Quoting to some things Jim Hathaway posted:
In the paper he states "a slow speed turbine expands low pressure steam much furthur and more economically than any reciprocating engine. Under this system, the turbine generally is made to develop about 1/3 of the whole power.
He mentions the first combination vessel, the Otaki with twin screws driven by triple expansion reciprocating engines exhausting into a center low pressure turbine driving a screw.
Parson's paper says Otaki consumed 12% less coal than her sister driven by four reciprocating engines.
He goes of to say that Laurentic, in service realized a 14% savings of coal consumed over the same speed as her sister Megantic with a pure reciprocating engine plant.
Well, this sound not realy funny. But a low pressure turbine won't be able to compete with a large live steam reciprocationg engine. Because turbines do only best, if propelled by high temperature, high pressure live steam, and not with the exhaust trash. Even in your exampe: If I got a ship with a triple expansion engine, and a turbine, and another with two expansion reciprocating engines, well, the turbine will do the job well, but you won't have same power output.
This has to do with condensation efficiency. Turbines can much better expand stream in a continous flow, but it is not using the expansion energy. More a turbine works like a wind mill, so stream is impportant, not expansion. So reciprocationg engines lock-up the steam into the cylinder, and the pressure will push the piston, while the pressure sinks due expansion, but the expanding steam propells a reciprocating engine, not the live pressure.
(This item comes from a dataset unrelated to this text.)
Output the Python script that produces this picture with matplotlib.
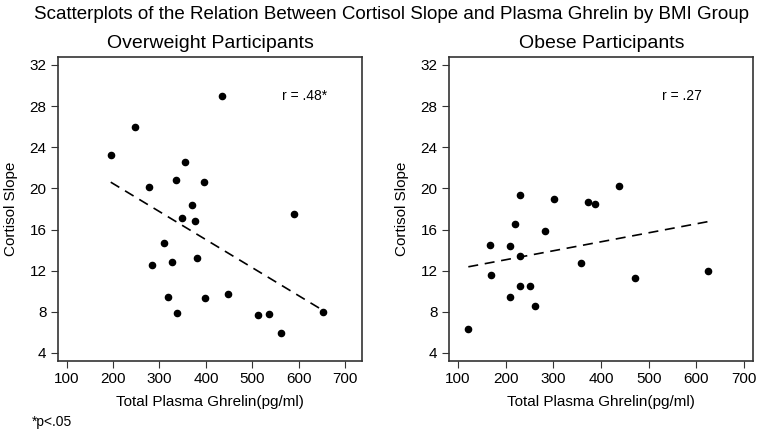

So many reciprocating engines operate in the lp cylinder in very low pressures, so need a large piston surface, and many times the lp cylinder also operated in negative pressure (vacuum levels), as a result and benefit of condensator usage. But negative pressure in lp makes this cylinder only effectivve if the condensator is operating well, and the whole plant build for a small range of revolutions. Not good for ships engines. So most ships use reciprocating engines whithout such effective condensators, and waste heat energy. Heat ennergy is allways direct correlated to fuel. So as more heat a engine plant wastes, as higher the fuel one need to keeep it running.
So here comes Titanics advantage: Two reciprocation engines deliver about 2/3 or 5/8 of the maximum power output, and the lp cylinder operates not on vacuum, but the turbine, which uses the exhaust steam of the reciprocating engine, now expannds the steam from very low pressure to vacuum levels, and thus making the following condensator highly effective. Thus: Maybe Titanic is not so powerfull than a engine with three reciprocating engines, but need about one thrid less fuel. Thats a advantage and benefit in costs, because fuel is tthe most expensive cost calculation in running an engine. And more power still means more fuel costs, Titanic made here a middle way, in more power to less costs.
And so, before comparing engines, we had to comparre the whole plant.... And than we can assume what's better or less good. Because the turbine is not, it is just different.
BTW, if I remember correctly, Titanic and Olympic's engines could produce 45,000hp while Mauretania and Lusitania's could do up to 70,000hp.
A great difference!
Well, hp output is just a term! How much fuel consumed Mauretania? Because this, one has allways to think about: Not a hp term is what makes an propulsion plant.
So whatt would you think: I have a ferrari and have 500 hp, you have a porsche with 250 hp.... My Ferrari wastes about 30-45 Liters per 100 kilometers, and your porsche only 15-20 Liters.
Which engine is better? The one with 500 hp? Not realy, isn't it? Same in ship propullsion plants.